La aldaba
Carlos Navarro Antolín
¡Anda, jaleo, jaleo!
El mes de octubre finaliza dando paso al culto a los muertos, con visitas a los cementerios. Románticos e higienistas lograron crear mitos y lugares que ahora parecen superados por el crecimiento de la población. En Sevilla lo situaron al norte, bastante lejos pensaron, tras el Hospital de la Sangre y la leprosería, donde los vientos dominantes del suroeste llevaran lejos las enfermedades y los recuerdos. Allí encontrarán tumbas y panteones cuidados y otros en el abandono, por el olvido o desaparición de los familiares, como crónica de lo que somos y lo que fuimos. Y allí podrán recordar a un mito universal sevillano, Don Juan Tenorio, que queda redimido de su condenación por el amor de Doña Inés, como lo fue Fausto por el amor de Margarita. Ni Zorrilla ni Goethe se atrevieron a la condenación eterna de sus protagonistas. Quizás ahí resida su vigencia como mito romántico, querían una segunda oportunidad, vencer a la muerte con vida. Como los antiguos egipcios o como lo celebran en México y en especial en la luminosa y bella Guanajuato, en que la familia se reúne a pasar la noche al lado de la tumba del ser querido con las comidas y dulces que prefería, por si acaso vuelve, que encuentre lo que más le gustaba.

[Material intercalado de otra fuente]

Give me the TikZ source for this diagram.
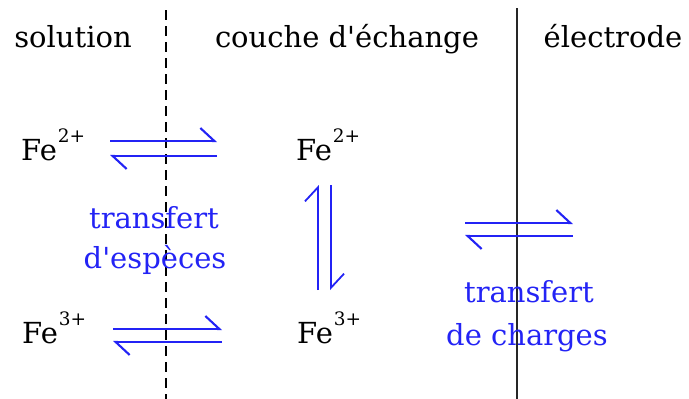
\documentclass[tikz,border=0pt]{standalone}
\usepackage{fontspec}
\setmainfont{DejaVu Serif}[Ligatures=TeXOff]
\usetikzlibrary{arrows.meta}
\definecolor{arrblue}{RGB}{35,35,245}
\newcommand\ionsup[1]{\kern1pt\raisebox{18pt}{\fontsize{18.5}{18}\selectfont #1}}
\tikzset{
  lbl/.style={anchor=base, inner sep=0pt, font=\fontsize{29}{34}\selectfont},
  bluelbl/.style={lbl, text=arrblue},
  harp/.style={draw=arrblue, line width=2.1pt, -{Straight Barb[left,length=14pt,width=26pt]}},
  sep/.style={line width=1.8pt}
}
\begin{document}
\begin{tikzpicture}[x=1pt,y=-1pt]
\useasboundingbox (0,0) rectangle (689,399);
% headings
\node[lbl] (sol) at (73,47) {solution};
\node[lbl] (cou) at (347,47) {couche d'échange};
\node[lbl] (ele) at (613,47) {électrode};
% separators
\coordinate (d1) at (166,10);
\coordinate (d2) at (166,399);
\coordinate (s1) at (517,8);
\coordinate (s2) at (517,399);
\draw[sep, dash pattern=on 10pt off 6pt] (d1) -- (d2);
\draw[sep, black!85] (s1) -- (s2);
% species
\node[lbl, anchor=base west] (fe2l) at (21,160) {Fe\ionsup{2+}};
\node[lbl, anchor=base west] (fe2m) at (296,160) {Fe\ionsup{2+}};
\node[lbl, anchor=base west] (fe3l) at (22,343) {Fe\ionsup{3+}};
\node[lbl, anchor=base west] (fe3m) at (297,343) {Fe\ionsup{3+}};
% blue labels
\node[bluelbl] (t1) at (154,228) {transfert};
\node[bluelbl] (t2) at (155,268) {d'espèces};
\node[bluelbl] (t3) at (529,302) {transfert};
\node[bluelbl] (t4) at (527,345) {de charges};
% harpoon end points
\coordinate (a1) at (110,141); \coordinate (a2) at (217,141);
\coordinate (a3) at (217,156); \coordinate (a4) at (110,156);
\coordinate (b1) at (113,329); \coordinate (b2) at (222,329);
\coordinate (b3) at (222,342); \coordinate (b4) at (113,342);
\coordinate (v1) at (318,290); \coordinate (v2) at (318,185);
\coordinate (v3) at (331,185); \coordinate (v4) at (331,290);
\coordinate (r1) at (465,223); \coordinate (r2) at (573,223);
\coordinate (r3) at (573,236); \coordinate (r4) at (465,236);
\draw[harp] (a1) -- (a2);
\draw[harp] (a3) -- (a4);
\draw[harp] (b1) -- (b2);
\draw[harp] (b3) -- (b4);
\draw[harp, line width=1.8pt] (v1) -- (v2);
\draw[harp, line width=1.8pt] (v3) -- (v4);
\draw[harp] (r1) -- (r2);
\draw[harp] (r3) -- (r4);
\end{tikzpicture}
\end{document}
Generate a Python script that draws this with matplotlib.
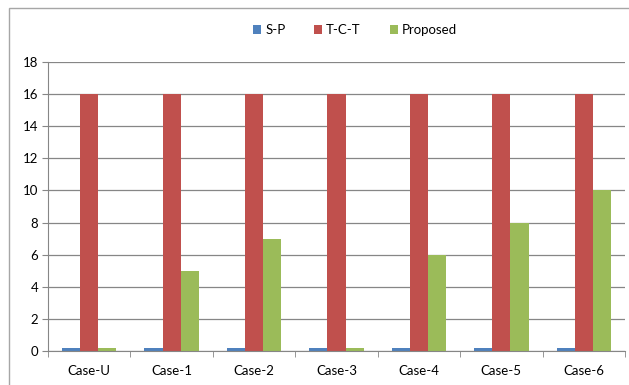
import numpy as np
import matplotlib.pyplot as plt
from matplotlib.patches import Rectangle

plt.rcParams['font.family'] = ['Lato', 'DejaVu Sans']

cases = ['Case-U', 'Case-1', 'Case-2', 'Case-3', 'Case-4', 'Case-5', 'Case-6']
sp = [0.2, 0.2, 0.2, 0.2, 0.2, 0.2, 0.2]
tct = [16, 16, 16, 16, 16, 16, 16]
proposed = [0.2, 5, 7, 0.2, 6, 8, 10]

colors = ['#4F81BD', '#C0504D', '#9BBB59']
labels = ['S-P', 'T-C-T', 'Proposed']

fig = plt.figure(figsize=(6.29, 3.85), dpi=100)
# chart border
fig.patches.append(Rectangle((9 / 629, -0.05), 1.2, 1 - 8 / 385 + 0.05,
                             transform=fig.transFigure, fill=False,
                             edgecolor='#A6A6A6', linewidth=1))

ax = fig.add_axes([48 / 629, 1 - 351 / 385, 577 / 629, (351 - 62) / 385])
x = np.arange(len(cases))
w = 0.22
for i, (vals, c, lab) in enumerate(zip([sp, tct, proposed], colors, labels)):
    ax.bar(x + (i - 1) * w, vals, w, color=c, label=lab, zorder=2)

ax.set_xlim(-0.5, len(cases) - 0.5)
ax.set_ylim(0, 18)
ax.set_yticks(range(0, 19, 2))
ax.set_xticks(x)
ax.set_xticklabels(cases)
ax.set_xticks(np.arange(-0.5, len(cases), 1), minor=True)
ax.tick_params(axis='x', which='major', length=0, pad=10, labelsize=9.5)
ax.tick_params(axis='x', which='minor', length=4, color='#868686')
ax.tick_params(axis='y', length=4, color='#868686', labelsize=9.5, pad=3)
ax.grid(axis='y', color='#868686', linewidth=0.9, zorder=0)
for s in ['top', 'right']:
    ax.spines[s].set_visible(False)
for s in ['left', 'bottom']:
    ax.spines[s].set_color('#868686')

fig.legend(loc='center', bbox_to_anchor=(355 / 629, 1 - 30 / 385), ncol=3,
           frameon=False, fontsize=9.5, handlelength=0.6, handleheight=0.6,
           handletextpad=0.3, columnspacing=2.2)

fig.savefig('out.png', dpi=100)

He recordado esta forma de honrar a los muertos con celebraciones de vida, con los platos y dulces preferidos, queriendo homenajear la memoria de un amigo desaparecido en este mes de octubre, el cocinero José María Egaña. Por esas casualidades de la vida, su desaparición casi coincide con la conmemoración mundial dedicada a los cocineros para expresar el respeto a esos profesionales que han dedicado su vida a la excelencia culinaria. José Mari fue un gran cocinero y una extraordinaria persona, generosa al límite, que junto a su esposa Mercedes Martínez llevaron a lo más alto al restaurante Oriza de Sevilla, que siempre recordaremos como un lugar irrepetible de placer, disfrute y amistad. Una cocina de fundamentos clásicos que José María cimentó en la tradición familiar y en su formación en el Zalacaín madrileño, número uno de los restaurantes españoles, que se apreciaba en la solidez del recetario y en especial en la temporada de otoño que le permitía llevar a la mesa ricas setas y castañas junto a las piezas más suculentas de caza, con platos inolvidables como el civet de liebre o la becada, y mostraban el encuentro entre una de las mejores cocinas españolas, la vasca, y los productos andaluces.
Quiero recordar en estos días los vínculos de la familia de José Mari y Merche, nacida en Ciudad de México, con la gran tradición de vascos en aquel extraordinario país americano. Emigrantes que fueron harineros, famosos panaderos y pasteleros y finalmente, cultivadores de cebada y cerveceros. De aquellos activos vascos y navarros, nos queda una de las cervezas más valoradas del mundo: Corona. Bebamos una rica cerveza mexicana celebrando la vida, en recuerdo de unos vascos que, con su comida, nos hicieron felices a tantos sevillanos.